The Supreme Court had a difficult job on its hands. It is a reflection on the state of India’s politics that the idea that the pre-1991 status quo ante would be restored was ruled out right from the start. It is hard to imagine what Indian politics would be like if the Court had asked for the restoration of the Babri Masjid. So, the only two other options were a victory for the Hindu side, or some imaginative solution that did equal justice to all kinds of claims involved in this dispute. The Allahabad High Court judgment, flawed as it was, was very explicitly a balancing act: Divide the property, respect all faiths, and put the past behind us. In some ways, this judgment has gone for a corner solution. It does say, none of the claimants can prove adverse possession; it does recognise that the demolition of the Babri Masjid was an act of political vandalism. It provides compensatory relief for the waqf board. But in its operative part, this judgment is the opposite of the Allahabad High Court — no division of property; one faith nominally given priority over another, and an affirmation that long gone historical wrongs can continue to be the basis of new legal claims.

But will this moment of political triumph solve Ram’s inner torment? Or will it only exacerbate it? We hope that the judgment, right or wrong, will de-politicise the issue. It has been settled. Let us move on. This would be the best option, a chance for Indian secularism to get a fresh start. But there are reasons to be nervous on three fronts: Psychological, institutional and political. For Hindu nationalists, this is a moment in a long historical struggle. They identify Hindus as subjugated. The demolition of the Babri Masjid was a cathartic moment, and the building of a temple will be the denouement for a long-repressed civilisation.

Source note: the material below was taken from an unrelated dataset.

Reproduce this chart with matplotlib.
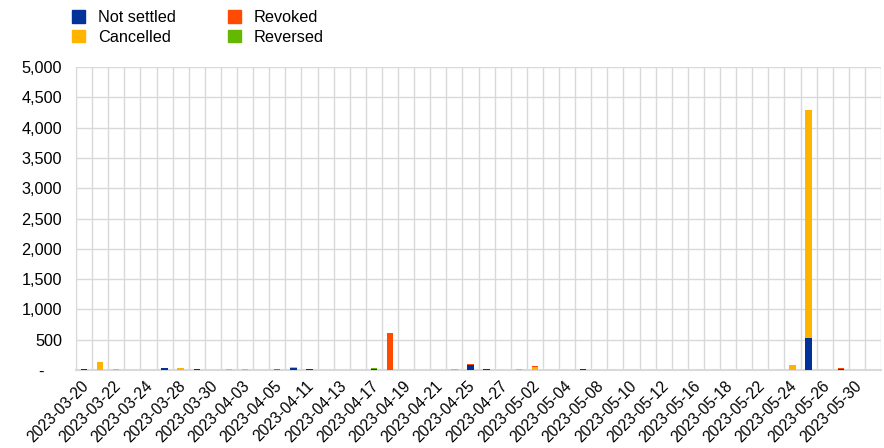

Has that cathartic need now been satiated? Or will this simply embolden those who see politics as an apocalyptic conflict between Hindus and others, to assert their pride even more insistently? Second, in public form we all respect the unanimous view of the Supreme Court. But let us not pretend that, if not in this case, in a wider context, the Court’s credibility is in serious doubt. Will marginalised groups read this as a loss of faith in the fairness of Indian institutions or not? Politically, does this judgment deepen the fusing of religion and politics? In some ways, the institutional fusion has been deepening for a while — the political, legal and religious movements have all intermingled. But with a central government trust, now in charge of effectively building a temple, the state is the medium through which Hindu sovereignty is now being exercised. The political reconfiguration of Hinduism, where political rather than spiritual forces now represent it, is now complete.

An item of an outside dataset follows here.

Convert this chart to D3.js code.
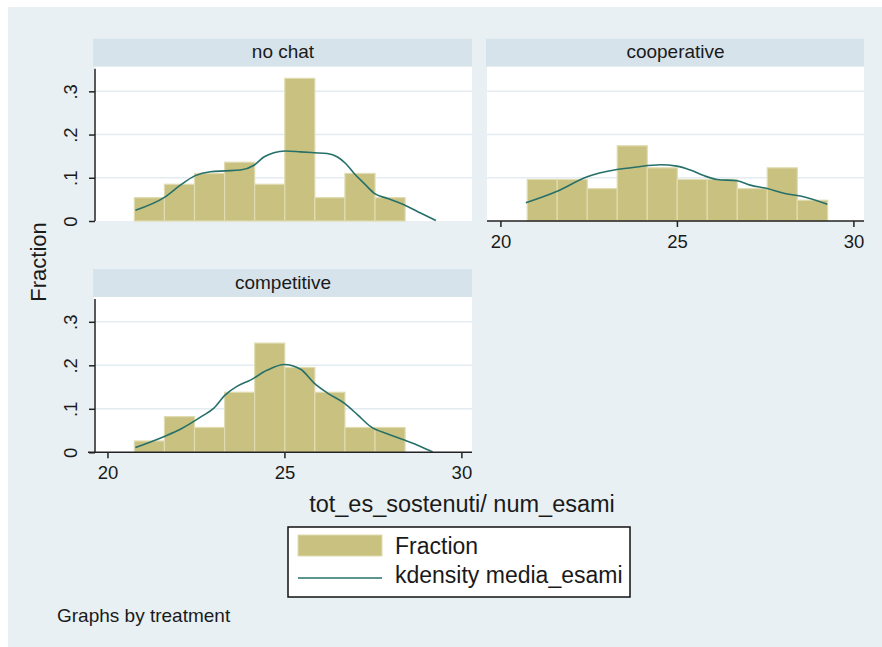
<!DOCTYPE html>
<html>
<head>
<meta charset="utf-8">
<script src="https://cdn.jsdelivr.net/npm/d3@7"></script>
<style>
  body { margin: 0; background: #fff; }
  text { font-family: "Liberation Sans", Arial, sans-serif; fill: #1a1a1a; }
</style>
</head>
<body>
<svg id="chart" width="882" height="647"></svg>
<script>
// data
var binEdges = [20.76, 21.61, 22.46, 23.31, 24.16, 25.01, 25.86, 26.71, 27.56, 28.41, 29.27];
var treatments = ["no chat", "cooperative", "competitive"];
var fracNoChat = [0.054, 0.085, 0.110, 0.136, 0.085, 0.330, 0.054, 0.110, 0.054];
var fracCoop = [0.096, 0.096, 0.075, 0.174, 0.123, 0.096, 0.096, 0.075, 0.123, 0.048];
var fracComp = [0.026, 0.082, 0.057, 0.138, 0.251, 0.195, 0.138, 0.057, 0.057];

var kdNoChat = [[20.79,0.025],[21.63,0.056],[22.06,0.083],[22.48,0.105],[22.91,0.114],[23.33,0.116],
  [23.76,0.118],[24.14,0.129],[24.42,0.148],[24.70,0.158],[25.03,0.162],[25.46,0.160],[25.84,0.158],
  [26.21,0.156],[26.50,0.148],[26.73,0.133],[26.97,0.110],[27.25,0.087],[27.54,0.064],[27.92,0.052],
  [28.39,0.037],[28.86,0.018],[29.28,0.001]];
var kdCoop = [[20.72,0.042],[21.59,0.068],[22.44,0.102],[23.30,0.119],[23.86,0.125],[24.53,0.130],
  [25.00,0.127],[25.38,0.118],[25.76,0.105],[26.14,0.096],[26.70,0.093],[27.08,0.083],[27.56,0.075],
  [28.03,0.064],[28.50,0.058],[29.26,0.039]];
var kdComp = [[20.79,0.011],[21.59,0.036],[22.06,0.053],[22.67,0.083],[23.00,0.101],[23.33,0.132],
  [23.67,0.152],[24.04,0.166],[24.52,0.189],[24.99,0.202],[25.46,0.191],[25.84,0.159],[26.22,0.136],
  [26.69,0.113],[27.07,0.086],[27.44,0.059],[27.92,0.042],[28.39,0.028],[28.86,0.013],[29.19,0.001]];

var xTicks = [20, 25, 30];
var yTicks = [0, 0.1, 0.2, 0.3];
var yTickLabels = ["0", ".1", ".2", ".3"];

var barFill = "#c9c180", barEdge = "#e0dbb0", lineColor = "#26706a";

var svg = d3.select("#chart");

// outer background
svg.append("rect").attr("x", 8).attr("y", 7).attr("width", 874).attr("height", 640)
  .attr("fill", "#e8f0f3");

var panels = [
  {name: treatments[0], frac: fracNoChat, kd: kdNoChat, x0: 94, x1: 472, y0: 66.7, y1: 221, yaxis: true, xaxis: false},
  {name: treatments[1], frac: fracCoop, kd: kdCoop, x0: 487, x1: 864, y0: 66.7, y1: 221, yaxis: false, xaxis: true},
  {name: treatments[2], frac: fracComp, kd: kdComp, x0: 94, x1: 472, y0: 297, y1: 452.3, yaxis: true, xaxis: true}
];

panels.forEach(function(p) {
  var x = d3.scaleLinear().domain([19.62, 30.3]).range([p.x0, p.x1]);
  var y = d3.scaleLinear().domain([0, 0.357]).range([p.y1, p.y0]);
  var g = svg.append("g");

  // header strip
  g.append("rect").attr("x", p.x0 - 1).attr("y", p.y0 - 28).attr("width", p.x1 - p.x0 + 1).attr("height", 28)
    .attr("fill", "#d6e3ea");
  g.append("text").attr("x", (p.x0 + p.x1) / 2).attr("y", p.y0 - 8.5)
    .attr("text-anchor", "middle").style("font-size", "19px").text(p.name);

  // plot region
  g.append("rect").attr("x", p.x0).attr("y", p.y0).attr("width", p.x1 - p.x0).attr("height", p.y1 - p.y0)
    .attr("fill", "#fff");

  // gridlines
  g.selectAll("line.grid").data(yTicks.slice(1)).enter().append("line")
    .attr("class", "grid")
    .attr("x1", p.x0).attr("x2", p.x1)
    .attr("y1", function(d) { return y(d); }).attr("y2", function(d) { return y(d); })
    .attr("stroke", "#e3ecf0").attr("stroke-width", 1.5);

  // bars
  g.selectAll("rect.bar").data(p.frac).enter().append("rect")
    .attr("class", "bar")
    .attr("x", function(d, i) { return x(binEdges[i]); })
    .attr("width", function(d, i) { return x(binEdges[i + 1]) - x(binEdges[i]); })
    .attr("y", function(d) { return y(d); })
    .attr("height", function(d) { return y(0) - y(d); })
    .attr("fill", barFill).attr("stroke", barEdge).attr("stroke-width", 1.2);

  // kdensity
  var line = d3.line()
    .x(function(d) { return x(d[0]); })
    .y(function(d) { return y(d[1]); })
    .curve(d3.curveMonotoneX);
  g.append("path").attr("d", line(p.kd))
    .attr("fill", "none").attr("stroke", lineColor).attr("stroke-width", 1.6);

  if (p.yaxis) {
    var ya = g.append("g").attr("transform", "translate(" + (p.x0 + 1) + ",0)")
      .call(d3.axisLeft(y).tickValues(yTicks).tickSize(6).tickFormat(function(d, i) { return yTickLabels[i]; }));
    ya.select(".domain").attr("stroke", "#222").attr("stroke-width", 1.5)
      .attr("d", "M0," + (p.y0 + 2) + "V" + p.y1);
    ya.selectAll(".tick line").attr("stroke", "#222").attr("stroke-width", 1.5);
    ya.selectAll(".tick text")
      .attr("x", null).attr("dy", null)
      .attr("transform", "translate(-18,0) rotate(-90)")
      .attr("text-anchor", "middle")
      .style("font-size", "18.5px").style("font-family", "Liberation Sans, Arial, sans-serif")
      .attr("fill", "#1a1a1a");
  }

  if (p.xaxis) {
    var xa = g.append("g").attr("transform", "translate(0," + p.y1 + ")")
      .call(d3.axisBottom(x).tickValues(xTicks).tickSize(6));
    xa.select(".domain").attr("stroke", "#222").attr("stroke-width", 1.5)
      .attr("d", "M" + (p.yaxis ? p.x0 - 6 : p.x0) + ",0H" + p.x1);
    xa.selectAll(".tick line").attr("stroke", "#222").attr("stroke-width", 1.5);
    xa.selectAll(".tick text").attr("y", 14).attr("dy", "0.71em")
      .style("font-size", "18.5px").style("font-family", "Liberation Sans, Arial, sans-serif")
      .attr("fill", "#1a1a1a");
  }
});

// axis titles
svg.append("text").attr("transform", "translate(46,262) rotate(-90)")
  .attr("text-anchor", "middle").style("font-size", "22px").text("Fraction");
svg.append("text").attr("x", 462).attr("y", 512)
  .attr("text-anchor", "middle").style("font-size", "23.5px").text("tot_es_sostenuti/ num_esami");

// legend
var leg = svg.append("g");
leg.append("rect").attr("x", 288).attr("y", 527).attr("width", 342).attr("height", 70)
  .attr("fill", "#fff").attr("stroke", "#111").attr("stroke-width", 1.5);
leg.append("rect").attr("x", 298).attr("y", 535).attr("width", 84).attr("height", 21)
  .attr("fill", barFill).attr("stroke", barEdge).attr("stroke-width", 1);
leg.append("line").attr("x1", 298).attr("x2", 382).attr("y1", 578).attr("y2", 578)
  .attr("stroke", lineColor).attr("stroke-width", 1.6);
leg.append("text").attr("x", 395).attr("y", 554).style("font-size", "23px").text("Fraction");
leg.append("text").attr("x", 395).attr("y", 583).style("font-size", "23px").text("kdensity media_esami");

// note
svg.append("text").attr("x", 57).attr("y", 622).style("font-size", "19px").text("Graphs by treatment");
</script>
</body>
</html>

We all ardently wish that India moves on. The settlement should take the issue, and all allied psychological complexes of Hindu subjugation off the table. But here is an outlandish thought. A government trust will now determine how worship at the site will be materialised. Is it just possible that instead of a triumphal monument to Ram’s political glory — for this is all that the temple will be under present circumstances — can we build something genuinely congruent with Ram’s greatness? Something that marks a new kind of holiness not predicated on the revenge of history or the narcissism of group identities? Can we create a new liturgy that is genuinely inclusive of all religions, and looks to dawns of the future rather than glories of the past? What this might be can be left to more imaginative minds to devise. But such a gesture would be, in the face of this legal triumph, an even more poignant way to move on. It will save both secularism from identification with majoritarianism and Hinduism from identification with a prideful communal identity. The Court decision does not foreclose this option, and it would be entirely in keeping with Ram’s karuna. No one disputed Ram. But making the fate of 2.77 acres of land a litmus test of respect for Ram, and for the fate of a civilisation, was an act of vandalism on Hinduism as well. Ram’s political triumph should not leave him, like in Valmiki’s Ramayana, with an inner torment, at war with his better more compassionate self.